Nuestra época ha conocido el momento en que uno y otro de los grandes poderes del mundo han llegado a la misma conclusión sobre el tratamiento eficaz para erradicar el fenómeno religioso. La conclusión era, por otra parte, fácil; y sólo el carácter apresurado y utópico de la Revolución le impidió llegar a ella antes de siglo y medio. Se trata simplemente de la observación de que instituciones como la Iglesia, basadas en la fe, no se destruyen desde fuera combatiéndolas, sino desde dentro: no por la persecución, sino por la penetración; no creando mártires, sino apóstatas, conscientes o inconscientes. La fe, es muy cierto, no desaparece jamás de los corazones humanos o de los pueblos por la extirpación sangrienta: la semilla de sus confesores la perpetúa y la acrece. Cabe, en cambio, valiéndose de técnicas apropiadas, sustituir la fe cristiana en las mentes y en los corazones por otra fe que se presente como una interpretación refinada de la misma, pero en cuya profesión los hombres, creyéndose cristianos, habrán dejado de serlo. Habrán perdido, incluso, la noción misma de religiosidad.
Fruto de este designio coincidente y de esa táctica de «colonización mental» es ese sucedáneo de religión que, bajo el nombre de «catolicismo progresista» se nos ofrece hoy por todos los medios de difusión. Vacua filantropía, mera teoría del progreso social o del desarrollo del hombre, no guarda con la fe y la moral del Catolicismo más que débiles semejanzas terminológicas que encubren una completa suplantación de contenido y de espíritu.
El Carlismo español —en su orden— es otro de los sujetos pacientes de esta misma táctica. El es, como se sabe, la supervivencia —consciente y defensiva— de la civilización y el orden político que inspiró el Cristianismo. Se apoya, por tanto, en una fe religiosa y en la lealtad a una tradición e instituciones patrias. Por ello mismo pertenece también a ese tipo de fuerzas históricas que no pueden destruirse de frente porque se crecen en la lucha y se multiplican en la persecución. Que pueden, en cambio, mostrarse vulnerables a la penetración solapada mediante los métodos de «trasvase ideológico inconsciente» que los Soviets principalmente han estudiado con minuciosidad. Por pasos insensibles, un creyente puede, sin conciencia de apostasía, llegar a destruir voluntariamente los símbolos y expresiones que su misma fe creó.
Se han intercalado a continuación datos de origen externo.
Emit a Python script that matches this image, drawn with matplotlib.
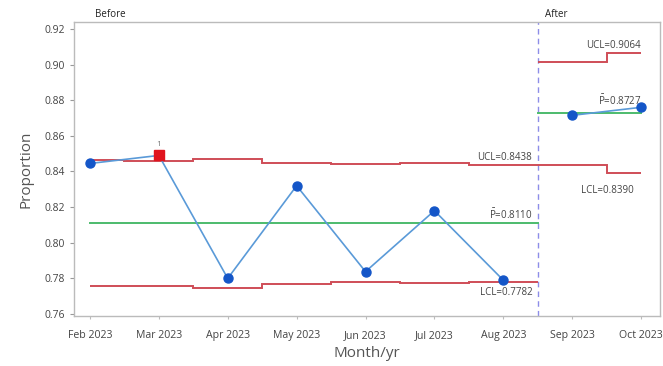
import matplotlib
matplotlib.use("Agg")
import matplotlib.pyplot as plt
import numpy as np

plt.rcParams['font.family'] = ['Open Sans', 'DejaVu Sans']
plt.rcParams['mathtext.fontset'] = 'dejavusans'

# Monthly proportions
months = ["Feb 2023", "Mar 2023", "Apr 2023", "May 2023", "Jun 2023",
          "Jul 2023", "Aug 2023", "Sep 2023", "Oct 2023"]
proportion = [0.8445, 0.8490, 0.7800, 0.8320, 0.7838, 0.8180, 0.7790, 0.8715, 0.8760]

# Phase 1 (Before): Feb-Aug, Phase 2 (After): Sep-Oct
n_before = 7
center_before = 0.8110
ucl_before = [0.8462, 0.8460, 0.8472, 0.8450, 0.8440, 0.8446, 0.8438]
lcl_before = [0.7758, 0.7760, 0.7748, 0.7770, 0.7780, 0.7774, 0.7782]
center_after = 0.8727
ucl_after = [0.9017, 0.9064]
lcl_after = [0.8437, 0.8390]

# Points flagged by test 1 (beyond control limits)
flagged = [1]

y_ticks = [0.76, 0.78, 0.80, 0.82, 0.84, 0.86, 0.88, 0.90, 0.92]

red = '#cf4d57'
green = '#4cbb6c'
blue_pt = '#1456c8'
blue_ln = '#5a9ad8'
txt = '#444444'

fig = plt.figure(figsize=(6.63, 3.66), dpi=100)
ax = fig.add_axes([0.1116, 0.1366, 0.884, 0.8034])

x = np.arange(len(months))
boundary = n_before - 0.5

# Step control limits per phase
edges_b = np.concatenate(([0], np.arange(0.5, n_before - 1, 1.0), [boundary]))
edges_a = np.array([boundary, n_before + 0.5, len(months) - 1])
for vals, edges in ((ucl_before, edges_b), (lcl_before, edges_b),
                    (ucl_after, edges_a), (lcl_after, edges_a)):
    ax.stairs(vals, edges, color=red, lw=1.4, baseline=None, zorder=2)

# Center lines
ax.plot([0, boundary], [center_before] * 2, color=green, lw=1.4, zorder=2)
ax.plot([boundary, len(months) - 1], [center_after] * 2, color=green, lw=1.4, zorder=2)

# Phase divider
ax.axvline(boundary, color='#8d8de8', lw=1.0, ls=(0, (4, 3)), zorder=1)

# Data lines (not connected across phases)
ax.plot(x[:n_before], proportion[:n_before], color=blue_ln, lw=1.2, zorder=3)
ax.plot(x[n_before:], proportion[n_before:], color=blue_ln, lw=1.2, zorder=3)
normal = [i for i in range(len(months)) if i not in flagged]
ax.plot(x[normal], np.array(proportion)[normal], 'o', color=blue_pt, ms=6.5, zorder=4)
ax.plot(x[flagged], np.array(proportion)[flagged], 's', color='#e0141e', ms=6.5, zorder=4)
for i in flagged:
    ax.annotate('1', (x[i], proportion[i]), xytext=(0, 5), textcoords='offset points',
                ha='center', va='bottom', fontsize=6, color='#777777')

# Limit labels
fs = 7
pbar = r"$\bar{\mathregular{P}}$"
ax.text(boundary - 0.08, ucl_before[-1] + 0.0008, f"UCL={ucl_before[-1]:.4f}",
        ha='right', va='bottom', fontsize=fs, color=txt)
ax.text(boundary - 0.08, center_before + 0.0008, f"{pbar}={center_before:.4f}",
        ha='right', va='bottom', fontsize=fs, color=txt)
ax.text(boundary - 0.08, lcl_before[-1] - 0.0030, f"LCL={lcl_before[-1]:.4f}",
        ha='right', va='top', fontsize=fs, color=txt)
ax.text(len(months) - 1, ucl_after[-1] + 0.0012, f"UCL={ucl_after[-1]:.4f}",
        ha='right', va='bottom', fontsize=fs, color=txt)
ax.text(len(months) - 1, center_after + 0.0030, f"{pbar}={center_after:.4f}",
        ha='right', va='bottom', fontsize=fs, color=txt)
ax.text(len(months) - 1.1, lcl_after[-1] - 0.0065, f"LCL={lcl_after[-1]:.4f}",
        ha='right', va='top', fontsize=fs, color=txt)

# Phase titles
ax.text(0.07, 1.005, "Before", transform=ax.get_xaxis_transform(),
        ha='left', va='bottom', fontsize=7, color='#222222')
ax.text(boundary + 0.1, 1.005, "After", transform=ax.get_xaxis_transform(),
        ha='left', va='bottom', fontsize=7, color='#222222')

ax.set_xlim(-0.232, 8.276)
ax.set_ylim(0.7589, 0.9239)
ax.set_xticks(x)
ax.set_xticklabels(months)
ax.set_yticks(y_ticks)
ax.set_yticklabels([f"{v:.2f}" for v in y_ticks])
ax.tick_params(axis='y', labelsize=7.5, colors='#999999', labelcolor=txt,
               length=3, width=0.8)
ax.tick_params(axis='x', labelsize=7.6, colors='#bbbbbb', labelcolor=txt,
               length=2, width=0.8, pad=8)
for s in ax.spines.values():
    s.set_color('#bbbbbb')
    s.set_linewidth(1.0)

ax.set_ylabel("Proportion", fontsize=11, color='#555555', labelpad=8)
ax.set_xlabel("Month/yr", fontsize=11, color='#555555', labelpad=4)

fig.savefig("out.png", dpi=100)
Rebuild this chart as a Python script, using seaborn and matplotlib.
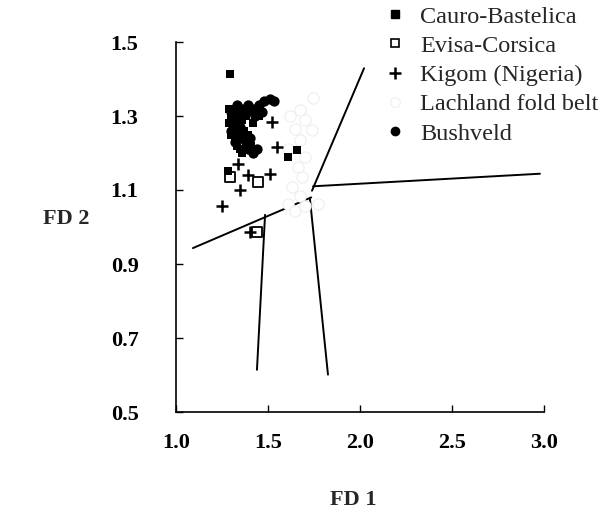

Asistimos así a fenómenos paralelos en la Iglesia universal y en el Carlismo español, condicionado siempre el segundo por el primero. Y así hemos llegado a presenciar en nuestros días un Catolicismo y un Carlismo socialistas, bajo los «slogans» marxistas del «cambio de estructuras», de la «desmitificación» y la «desalienación». Un catolicismo que hermana con la figura de Cristo a los Camilo Torres, Lutero King o «Che» Guevara. Un Carlismo que alinea a estos mismos líderes de la Revolución con sus propios héroes y mártires. Por intoxicación ambiental en unos, por mimetismo y coquetería intelectual en otros que juegan infantilmente a «avanzados», revistas y tribunas del Catolicismo o del Carlismo se convierten en portavoces gratuitos de la democracia laicista o del Marxismo. Todo ello unido a un relajamiento fomentado del principio de autoridad, esencial en instituciones o movimientos en los que ésta revista carácter monárquico y, en cierto modo, sacralizado. Lograr un Papa o un Rey marxista o, al menos, «social-demócrata», sería el designio máximo de esta táctica de pacífica auto-disolución del enemigo.
Catolicismo y Carlismo, que han resistido durante siglos —cada uno en su plano— a persecuciones y guerras de exterminio, ¿sabrán oponerse con éxito a esta nueva táctica demoníaca de intoxicación ambiental? La fe en un caso, y la esperanza en otro, deben darnos una respuesta afirmativa. Pero sólo un camino se abre para esa esperanza: la clara consciencia de lo que sucede, el sentido de lo que es propio y de los límites que lo perfilan. La consciencia también de los cauces de penetración del enemigo.
Fuente: Portavoz del Círculo Cultural Vázquez de Mella. Madrid, agosto-septiembre de 1969. Número 3. Páginas 5 y 6.